RECORDS PROVIDED:
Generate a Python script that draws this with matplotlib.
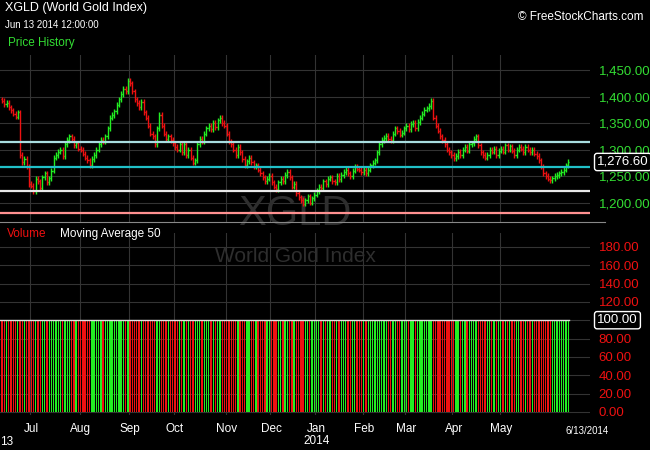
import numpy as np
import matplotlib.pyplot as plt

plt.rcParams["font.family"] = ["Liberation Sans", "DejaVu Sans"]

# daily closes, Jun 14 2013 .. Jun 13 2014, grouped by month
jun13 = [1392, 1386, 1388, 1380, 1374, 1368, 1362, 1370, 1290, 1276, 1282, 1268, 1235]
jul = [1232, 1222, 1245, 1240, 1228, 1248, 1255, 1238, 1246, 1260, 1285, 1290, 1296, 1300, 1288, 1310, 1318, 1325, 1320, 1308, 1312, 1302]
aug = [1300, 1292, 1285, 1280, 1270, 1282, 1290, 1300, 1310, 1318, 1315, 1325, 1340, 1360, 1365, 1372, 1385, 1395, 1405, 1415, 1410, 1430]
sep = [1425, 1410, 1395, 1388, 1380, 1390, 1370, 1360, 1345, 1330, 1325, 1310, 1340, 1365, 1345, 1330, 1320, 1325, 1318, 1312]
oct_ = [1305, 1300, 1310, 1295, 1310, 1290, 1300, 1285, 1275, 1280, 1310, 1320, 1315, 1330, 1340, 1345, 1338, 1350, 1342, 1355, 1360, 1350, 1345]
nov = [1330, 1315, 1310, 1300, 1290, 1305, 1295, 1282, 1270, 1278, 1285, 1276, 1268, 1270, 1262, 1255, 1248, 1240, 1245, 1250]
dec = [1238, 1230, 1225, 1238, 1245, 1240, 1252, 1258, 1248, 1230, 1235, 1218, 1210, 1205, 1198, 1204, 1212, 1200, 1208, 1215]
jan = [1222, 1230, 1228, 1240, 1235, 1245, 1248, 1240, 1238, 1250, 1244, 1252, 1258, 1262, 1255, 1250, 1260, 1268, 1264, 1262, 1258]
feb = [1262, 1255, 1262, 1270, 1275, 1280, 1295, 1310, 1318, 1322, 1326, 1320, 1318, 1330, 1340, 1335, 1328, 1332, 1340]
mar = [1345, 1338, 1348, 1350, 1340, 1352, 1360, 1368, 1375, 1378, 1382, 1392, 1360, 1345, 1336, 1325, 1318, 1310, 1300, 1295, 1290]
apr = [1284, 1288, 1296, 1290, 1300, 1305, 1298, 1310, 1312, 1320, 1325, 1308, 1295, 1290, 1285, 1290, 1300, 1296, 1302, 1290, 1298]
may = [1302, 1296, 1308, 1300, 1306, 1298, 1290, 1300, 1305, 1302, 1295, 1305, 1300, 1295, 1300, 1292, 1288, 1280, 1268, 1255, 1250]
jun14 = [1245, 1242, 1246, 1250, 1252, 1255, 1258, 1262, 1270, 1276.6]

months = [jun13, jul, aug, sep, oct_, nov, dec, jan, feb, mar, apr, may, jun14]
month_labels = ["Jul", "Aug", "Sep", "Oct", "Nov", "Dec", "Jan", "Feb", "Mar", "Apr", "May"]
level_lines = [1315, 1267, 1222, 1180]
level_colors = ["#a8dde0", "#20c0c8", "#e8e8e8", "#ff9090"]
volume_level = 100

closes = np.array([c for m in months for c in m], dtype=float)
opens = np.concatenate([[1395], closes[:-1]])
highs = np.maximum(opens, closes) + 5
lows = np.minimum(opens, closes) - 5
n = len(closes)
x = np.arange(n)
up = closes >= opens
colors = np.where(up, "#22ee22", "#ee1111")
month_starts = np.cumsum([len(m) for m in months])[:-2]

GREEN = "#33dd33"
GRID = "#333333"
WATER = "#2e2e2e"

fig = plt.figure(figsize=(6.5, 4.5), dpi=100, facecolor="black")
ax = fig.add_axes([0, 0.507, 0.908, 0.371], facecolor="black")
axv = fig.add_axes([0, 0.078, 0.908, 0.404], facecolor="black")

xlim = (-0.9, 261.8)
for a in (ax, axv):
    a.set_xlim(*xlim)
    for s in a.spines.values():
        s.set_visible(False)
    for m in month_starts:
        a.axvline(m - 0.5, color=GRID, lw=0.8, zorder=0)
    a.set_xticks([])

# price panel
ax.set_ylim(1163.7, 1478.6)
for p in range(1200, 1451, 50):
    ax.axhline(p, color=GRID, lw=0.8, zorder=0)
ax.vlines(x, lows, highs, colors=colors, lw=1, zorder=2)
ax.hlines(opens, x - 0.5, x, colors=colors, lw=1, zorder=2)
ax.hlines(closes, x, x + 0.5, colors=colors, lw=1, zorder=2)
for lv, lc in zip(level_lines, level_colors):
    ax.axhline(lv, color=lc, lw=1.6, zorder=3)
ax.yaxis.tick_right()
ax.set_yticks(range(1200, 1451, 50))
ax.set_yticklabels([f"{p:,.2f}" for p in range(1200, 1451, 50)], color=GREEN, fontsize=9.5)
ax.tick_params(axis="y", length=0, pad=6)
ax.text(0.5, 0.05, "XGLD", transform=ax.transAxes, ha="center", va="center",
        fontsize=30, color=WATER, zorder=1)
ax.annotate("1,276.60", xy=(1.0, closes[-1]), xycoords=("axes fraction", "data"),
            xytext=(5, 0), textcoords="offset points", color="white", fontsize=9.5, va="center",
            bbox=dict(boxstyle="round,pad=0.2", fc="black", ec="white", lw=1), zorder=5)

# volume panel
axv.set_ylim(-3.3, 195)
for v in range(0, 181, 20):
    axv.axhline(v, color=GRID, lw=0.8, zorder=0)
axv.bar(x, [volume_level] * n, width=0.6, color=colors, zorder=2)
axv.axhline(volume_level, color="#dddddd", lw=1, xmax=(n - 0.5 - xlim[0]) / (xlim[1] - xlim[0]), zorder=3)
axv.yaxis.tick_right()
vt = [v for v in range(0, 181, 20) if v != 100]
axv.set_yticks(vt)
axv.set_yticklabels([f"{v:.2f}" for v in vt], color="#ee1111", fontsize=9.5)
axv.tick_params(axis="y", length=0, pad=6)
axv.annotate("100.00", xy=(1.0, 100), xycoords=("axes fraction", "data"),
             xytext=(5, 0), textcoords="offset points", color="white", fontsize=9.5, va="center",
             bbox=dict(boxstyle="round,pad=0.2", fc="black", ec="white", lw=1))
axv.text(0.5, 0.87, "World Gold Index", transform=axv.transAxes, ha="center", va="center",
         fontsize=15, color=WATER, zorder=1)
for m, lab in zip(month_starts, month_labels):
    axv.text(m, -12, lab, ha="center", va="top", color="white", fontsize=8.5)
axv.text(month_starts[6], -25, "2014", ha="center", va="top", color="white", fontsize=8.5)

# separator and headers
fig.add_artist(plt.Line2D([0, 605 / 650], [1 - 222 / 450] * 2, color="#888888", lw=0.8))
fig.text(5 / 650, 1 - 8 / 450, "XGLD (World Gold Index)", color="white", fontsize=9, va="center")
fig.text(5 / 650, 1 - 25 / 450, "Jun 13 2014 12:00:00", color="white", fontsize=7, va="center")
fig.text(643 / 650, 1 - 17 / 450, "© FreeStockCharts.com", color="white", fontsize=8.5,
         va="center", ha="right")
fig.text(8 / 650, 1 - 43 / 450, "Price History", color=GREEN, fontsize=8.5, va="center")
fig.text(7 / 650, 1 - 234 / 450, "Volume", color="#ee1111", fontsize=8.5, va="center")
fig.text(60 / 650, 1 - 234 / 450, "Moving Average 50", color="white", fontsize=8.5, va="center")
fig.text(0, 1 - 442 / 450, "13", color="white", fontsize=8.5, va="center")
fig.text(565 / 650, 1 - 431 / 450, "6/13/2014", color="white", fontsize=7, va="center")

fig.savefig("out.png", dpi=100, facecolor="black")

==

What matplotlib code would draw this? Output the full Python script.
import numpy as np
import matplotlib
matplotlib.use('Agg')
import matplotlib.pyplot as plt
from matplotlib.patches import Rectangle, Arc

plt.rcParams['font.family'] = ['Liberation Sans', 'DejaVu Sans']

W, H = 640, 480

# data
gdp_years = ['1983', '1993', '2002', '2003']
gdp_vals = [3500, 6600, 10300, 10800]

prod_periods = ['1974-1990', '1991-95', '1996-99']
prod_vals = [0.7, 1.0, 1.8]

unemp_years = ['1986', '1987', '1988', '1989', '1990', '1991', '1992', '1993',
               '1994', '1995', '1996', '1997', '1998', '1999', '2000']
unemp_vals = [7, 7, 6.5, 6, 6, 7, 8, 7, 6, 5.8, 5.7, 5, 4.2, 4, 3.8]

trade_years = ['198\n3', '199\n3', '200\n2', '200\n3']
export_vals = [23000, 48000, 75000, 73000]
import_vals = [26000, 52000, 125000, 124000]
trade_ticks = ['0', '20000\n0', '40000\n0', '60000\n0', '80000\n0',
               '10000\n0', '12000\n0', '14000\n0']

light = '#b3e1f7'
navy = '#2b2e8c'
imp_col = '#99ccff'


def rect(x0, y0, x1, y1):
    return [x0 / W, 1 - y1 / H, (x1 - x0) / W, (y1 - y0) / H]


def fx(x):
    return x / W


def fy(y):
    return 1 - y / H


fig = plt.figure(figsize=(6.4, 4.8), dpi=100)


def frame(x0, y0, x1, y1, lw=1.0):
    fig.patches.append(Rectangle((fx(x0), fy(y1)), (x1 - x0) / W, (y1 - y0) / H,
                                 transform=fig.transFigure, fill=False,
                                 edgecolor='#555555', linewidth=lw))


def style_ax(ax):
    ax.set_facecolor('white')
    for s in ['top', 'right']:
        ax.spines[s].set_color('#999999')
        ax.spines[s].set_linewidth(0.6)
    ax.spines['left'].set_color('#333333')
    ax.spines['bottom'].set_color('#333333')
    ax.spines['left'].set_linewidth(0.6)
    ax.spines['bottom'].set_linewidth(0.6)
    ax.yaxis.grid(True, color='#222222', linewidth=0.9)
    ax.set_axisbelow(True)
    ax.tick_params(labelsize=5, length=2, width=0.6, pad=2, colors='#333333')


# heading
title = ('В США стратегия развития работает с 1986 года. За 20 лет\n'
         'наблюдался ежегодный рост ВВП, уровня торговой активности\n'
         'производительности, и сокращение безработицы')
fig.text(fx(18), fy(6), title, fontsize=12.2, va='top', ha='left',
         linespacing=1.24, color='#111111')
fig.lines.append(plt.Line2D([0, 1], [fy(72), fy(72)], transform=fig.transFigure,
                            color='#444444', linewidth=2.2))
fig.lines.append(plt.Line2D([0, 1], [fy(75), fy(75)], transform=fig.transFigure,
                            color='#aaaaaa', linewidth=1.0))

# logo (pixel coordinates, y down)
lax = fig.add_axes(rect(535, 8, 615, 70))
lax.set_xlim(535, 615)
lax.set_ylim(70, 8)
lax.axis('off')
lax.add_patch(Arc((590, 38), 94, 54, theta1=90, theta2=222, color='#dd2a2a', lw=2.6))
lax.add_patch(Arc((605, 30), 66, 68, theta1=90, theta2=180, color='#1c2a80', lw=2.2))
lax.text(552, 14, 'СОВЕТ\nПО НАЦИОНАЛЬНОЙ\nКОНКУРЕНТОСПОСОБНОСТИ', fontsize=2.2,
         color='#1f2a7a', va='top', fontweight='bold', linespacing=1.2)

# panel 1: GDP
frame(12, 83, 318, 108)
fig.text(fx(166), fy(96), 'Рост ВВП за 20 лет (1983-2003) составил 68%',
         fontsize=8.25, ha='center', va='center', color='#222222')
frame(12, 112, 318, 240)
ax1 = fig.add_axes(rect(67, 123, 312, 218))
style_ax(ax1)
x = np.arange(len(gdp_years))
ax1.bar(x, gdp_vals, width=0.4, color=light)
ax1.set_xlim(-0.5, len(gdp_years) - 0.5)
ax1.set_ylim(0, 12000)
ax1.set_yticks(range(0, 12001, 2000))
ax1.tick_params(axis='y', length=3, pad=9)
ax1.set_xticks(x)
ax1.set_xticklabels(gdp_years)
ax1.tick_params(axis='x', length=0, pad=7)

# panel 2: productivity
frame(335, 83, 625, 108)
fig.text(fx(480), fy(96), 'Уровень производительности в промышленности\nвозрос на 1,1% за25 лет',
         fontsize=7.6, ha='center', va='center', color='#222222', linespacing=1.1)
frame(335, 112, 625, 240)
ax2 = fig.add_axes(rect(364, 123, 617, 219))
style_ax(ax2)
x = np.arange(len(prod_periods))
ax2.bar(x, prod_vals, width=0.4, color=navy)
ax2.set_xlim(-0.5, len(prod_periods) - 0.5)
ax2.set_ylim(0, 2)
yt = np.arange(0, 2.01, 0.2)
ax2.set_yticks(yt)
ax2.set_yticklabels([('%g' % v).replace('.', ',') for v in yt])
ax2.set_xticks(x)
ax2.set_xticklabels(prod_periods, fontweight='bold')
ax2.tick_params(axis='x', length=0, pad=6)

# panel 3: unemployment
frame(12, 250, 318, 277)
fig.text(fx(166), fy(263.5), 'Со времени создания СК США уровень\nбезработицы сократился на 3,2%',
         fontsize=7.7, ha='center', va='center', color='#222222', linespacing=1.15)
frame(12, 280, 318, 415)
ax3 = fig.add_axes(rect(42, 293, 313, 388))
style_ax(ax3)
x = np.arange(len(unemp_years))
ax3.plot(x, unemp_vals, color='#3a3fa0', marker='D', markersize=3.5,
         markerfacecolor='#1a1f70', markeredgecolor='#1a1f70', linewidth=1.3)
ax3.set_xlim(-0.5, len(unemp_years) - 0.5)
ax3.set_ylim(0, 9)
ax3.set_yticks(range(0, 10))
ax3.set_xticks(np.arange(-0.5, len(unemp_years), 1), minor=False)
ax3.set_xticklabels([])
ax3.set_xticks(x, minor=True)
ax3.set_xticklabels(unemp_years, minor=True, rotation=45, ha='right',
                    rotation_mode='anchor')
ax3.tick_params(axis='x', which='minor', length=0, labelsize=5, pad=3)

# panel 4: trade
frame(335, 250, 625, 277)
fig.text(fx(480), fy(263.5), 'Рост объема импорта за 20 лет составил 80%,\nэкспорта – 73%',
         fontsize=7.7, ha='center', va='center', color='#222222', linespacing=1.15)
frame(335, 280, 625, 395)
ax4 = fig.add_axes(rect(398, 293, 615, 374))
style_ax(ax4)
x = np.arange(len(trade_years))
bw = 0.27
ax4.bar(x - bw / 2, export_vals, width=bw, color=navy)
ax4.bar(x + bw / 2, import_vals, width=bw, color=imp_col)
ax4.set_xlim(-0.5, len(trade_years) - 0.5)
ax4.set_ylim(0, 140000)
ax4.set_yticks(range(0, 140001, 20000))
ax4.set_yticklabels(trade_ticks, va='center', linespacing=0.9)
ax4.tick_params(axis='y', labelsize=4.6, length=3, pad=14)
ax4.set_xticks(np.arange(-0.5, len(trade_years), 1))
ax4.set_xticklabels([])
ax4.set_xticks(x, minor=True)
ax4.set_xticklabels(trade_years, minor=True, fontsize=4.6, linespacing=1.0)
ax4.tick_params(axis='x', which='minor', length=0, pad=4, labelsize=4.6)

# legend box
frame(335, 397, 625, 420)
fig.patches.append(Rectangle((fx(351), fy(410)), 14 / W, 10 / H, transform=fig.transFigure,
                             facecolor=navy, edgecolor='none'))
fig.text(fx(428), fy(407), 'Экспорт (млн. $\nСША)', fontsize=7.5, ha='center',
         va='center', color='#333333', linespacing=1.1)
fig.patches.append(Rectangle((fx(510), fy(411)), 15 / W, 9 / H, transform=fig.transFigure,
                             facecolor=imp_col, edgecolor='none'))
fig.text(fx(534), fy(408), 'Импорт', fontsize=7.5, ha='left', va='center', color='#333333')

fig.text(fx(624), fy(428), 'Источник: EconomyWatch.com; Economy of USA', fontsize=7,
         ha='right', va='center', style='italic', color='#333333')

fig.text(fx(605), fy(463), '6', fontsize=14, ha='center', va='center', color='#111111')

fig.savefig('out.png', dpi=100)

WHAT YOU ARE ASKED TO DO:
Identify each line containing the string "this" and copy it out.

RESPONSE:
Generate a Python script that draws this with matplotlib.
What matplotlib code would draw this? Output the full Python script.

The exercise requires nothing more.